See the example config for an overview and basic explanation of what the config values are. Some of the values related to chunking and compression are a bit harder to tune, so this article will explain in more detail.

• values that never - or infrequently - change compress extremely well, so are very cheap to track and store.
• pay attention to your timestamps, make sure they are evenly spaced. That compresses better.
• storing values as integers (or more precisely: floats without decimal numbers) compresses very well. So you best store the numbers with the same unit as what your precision is. E.g. let's say you measure latencies such as 0.035 seconds (3 decimals precision, e.g. ms precision), it's better to track that as the number 35 (milliseconds) instead of 0.035 (seconds).

For more details, see the go-tsz eval program or the results table

chunkspan is how long of a timeframe should be covered by your chunks. E.g. you could store anywhere between 1 second to 24 hours worth of data in a chunk (chunks for each raw metric). numchunks is simply how many chunks should be retained in RAM. (for each raw metric)

figuring out optimal configuration for the chunkspan and numchunks is not trivial. The standard recommendation is 120 points per chunk and keep at least as much in RAM as what your commonly query for (+1 extra chunk, see below)

E.g. if your most common interval is 10s and most of your dashboards query for 2h worth of data, then the recommendation is:

chunkspan = 20min
numchunks = 7

20min because 120 points per chunk every 10 seconds is 1200 seconds or 20 minutes. If you expected 6 chunks (20min * 6 = 2h), the answer is that you always need 1 extra chunk, because the current chunk is typically incomplete and only covers a fraction of the ongoing 20min timeslot, so you should always make sure to cover the requirements of one extra chunkspan.

Note:

• chunkspan and numchunks are currently global variables, which can't be finetuned on a per-metric or per-category level.
• when defining consolidation (rollups), you can specify custom chunkspans and numchunks for each rollup setting. As rollups will have more time between points, it makes sense to choose longer chunkspans for rollups.

Several factors come into play that may affect the above recommendation:

Chunkspans can be set to one of the following:

1sec, 5sec, 10sec, 15sec, 20sec, 30sec, 60sec, 90sec, 2min, 3min, 5min, 10min, 15min, 20min,
30min, 45min, 1h, 90min, 2h, 150min, 3h, 4h, 5h, 6h, 7h, 8h, 9h, 10h, 12h, 15h, 18h, 24h

This list can be extended in the future.

If you roll-up data for archival storage, those chunks will also be in memory as per your configuration. Querying for large timeframes may use the consolidated chunks in RAM, and keeping extra raw (or higher-resolution) data in RAM becomes pointless, putting an upper bound on how many chunks to keep.
See Consolidation

The more points are contained within a chunk, the more efficiently the compression can work. This is very noticeable until about 120 points per chunk, at which point the improvement becomes less relevant. For more details, see the go-tsz eval program or the results table

If garbage collection is a problem (which can be analyzed with the metrictank grafana dashboard), then this can be reduced by picking longer chunks and keeping fewer of them. The more chunks you have, the more they need to be scanned by the Go garbage collector. We plan to keep working on performance and memory management and hope to make this factor less and less relevant over time.
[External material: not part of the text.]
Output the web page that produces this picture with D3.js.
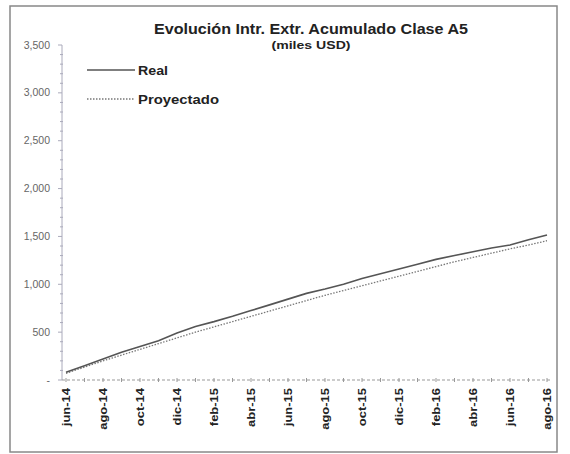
<!DOCTYPE html>
<html><head><meta charset="utf-8">
<script src="https://cdn.jsdelivr.net/npm/d3@7"></script>
<style>body{margin:0;background:#fff}</style></head>
<body><svg id="c" width="570" height="454"></svg>
<script>
const months = ["jun-14","jul-14","ago-14","sep-14","oct-14","nov-14","dic-14","ene-15","feb-15","mar-15","abr-15","may-15","jun-15","jul-15","ago-15","sep-15","oct-15","nov-15","dic-15","ene-16","feb-16","mar-16","abr-16","may-16","jun-16","jul-16","ago-16"];
const real = [80,150,220,290,350,410,490,560,610,665,725,785,845,905,950,1000,1060,1110,1160,1210,1260,1300,1340,1380,1410,1465,1515];
const proyectado = [70,135,200,260,320,380,440,500,555,610,665,720,775,830,885,935,985,1035,1085,1135,1185,1235,1280,1325,1370,1410,1455];
const yTicks = [0,500,1000,1500,2000,2500,3000,3500];
const title = "Evolución Intr. Extr. Acumulado Clase A5";
const subtitle = "(miles USD)";

const svg = d3.select("#c");
const font = "Arial, 'Liberation Sans', sans-serif";
// frame
svg.append("rect").attr("x",10).attr("y",6).attr("width",547).attr("height",446)
  .attr("fill","none").attr("stroke","#888").attr("stroke-width",1.5);

const x = d3.scalePoint().domain(months).range([66,547]);
const y = d3.scaleLinear().domain([0,3500]).range([380,45]);

// y axis
const g = svg.append("g");
g.append("line").attr("x1",62).attr("x2",62).attr("y1",y(3500)).attr("y2",y(0)).attr("stroke","#aab").attr("stroke-width",1);
d3.range(0,3501,100).forEach(v=>{
  const major = v%500===0;
  g.append("line").attr("x1",major?58:60).attr("x2",major?62:63).attr("y1",y(v)).attr("y2",y(v)).attr("stroke","#aab");
});
g.selectAll("text.yl").data(yTicks).join("text").attr("class","yl")
  .attr("x",50).attr("y",d=>y(d)+3.5).attr("text-anchor","end")
  .attr("font-family",font).attr("font-size",10.5).attr("fill","#666")
  .text(d=>d===0?"-":d3.format(",")(d));

// x axis
g.append("line").attr("x1",62).attr("x2",552).attr("y1",y(0)).attr("y2",y(0)).attr("stroke","#999").attr("stroke-dasharray","3,2");
months.forEach(m=>{
  g.append("line").attr("x1",x(m)).attr("x2",x(m)).attr("y1",y(0)-2).attr("y2",y(0)+2).attr("stroke","#999");
});
g.selectAll("text.xl").data(months.filter((d,i)=>i%2===0)).join("text").attr("class","xl")
  .attr("transform",d=>`translate(${x(d)+4},388) rotate(-90) scale(1.18,1)`)
  .attr("text-anchor","end").attr("font-family",font).attr("font-size",11).attr("font-weight","bold").attr("fill","#222")
  .text(d=>d);

// lines
const line = d3.line().x((d,i)=>x(months[i])).y(d=>y(d));
svg.append("path").datum(proyectado).attr("d",line).attr("fill","none").attr("stroke","#777").attr("stroke-width",1.3).attr("stroke-dasharray","1.5,1.5");
svg.append("path").datum(real).attr("d",line).attr("fill","none").attr("stroke","#555").attr("stroke-width",1.6);

// title
svg.append("text").attr("x",311).attr("y",34).attr("text-anchor","middle").attr("font-family",font).attr("font-size",14.5).attr("font-weight","bold").attr("fill","#222")
  .attr("textLength",314).attr("lengthAdjust","spacingAndGlyphs").text(title);
svg.append("text").attr("x",311).attr("y",49).attr("text-anchor","middle").attr("font-family",font).attr("font-size",11).attr("font-weight","bold").attr("fill","#222")
  .attr("textLength",79).attr("lengthAdjust","spacingAndGlyphs").text(subtitle);

// legend
const leg = [{n:"Real",dash:null,c:"#555",w:1.6,yy:70,tl:30},{n:"Proyectado",dash:"1.5,1.5",c:"#777",w:1.3,yy:99,tl:81}];
leg.forEach(l=>{
  svg.append("line").attr("x1",87).attr("x2",135).attr("y1",l.yy).attr("y2",l.yy).attr("stroke",l.c).attr("stroke-width",l.w).attr("stroke-dasharray",l.dash);
  svg.append("text").attr("x",138).attr("y",l.yy+4.5).attr("font-family",font).attr("font-size",13.5).attr("font-weight","bold").attr("fill","#222")
    .attr("textLength",l.tl).attr("lengthAdjust","spacingAndGlyphs").text(l.n);
});
</script></body></html>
Chunks come with a memory overhead (for the internal datastructure and bookkeeping). Longer chunks with more data reduce the memory overhead. Though this rarely seems to be a real concern. Longer chunks however do force you to keep more data in RAM. Let's say you want to keep 1h worth of data in RAM. With a chunksize of 1h you need to keep 2 chunks in RAM (because the current chunk becomes empty at every start of a 1h interval), which in worst case leads up to 2h worth of data. With a chunksize of 1min you need to keep 61 chunks in RAM, worst case being 61 minutes.

longer chunks with more points, means a lower rate of chunksaves, meaning fewer write commands and iops for cassandra. There is probably an upper limit where cassandra becomes unhappy with large chunksizes, but we haven't seen that yet. Also, it may take longer for the write queue to drain with longer chunks.

The more data is needed in RAM, the more intense / longer the backfill or warm up is before a node can start serving requests.

longer chunk sizes means a longer backfill of more older data (e.g. with kafka oldest offset), or a longer warm up if you only consume realtime data (e.g. with kafka offset latest).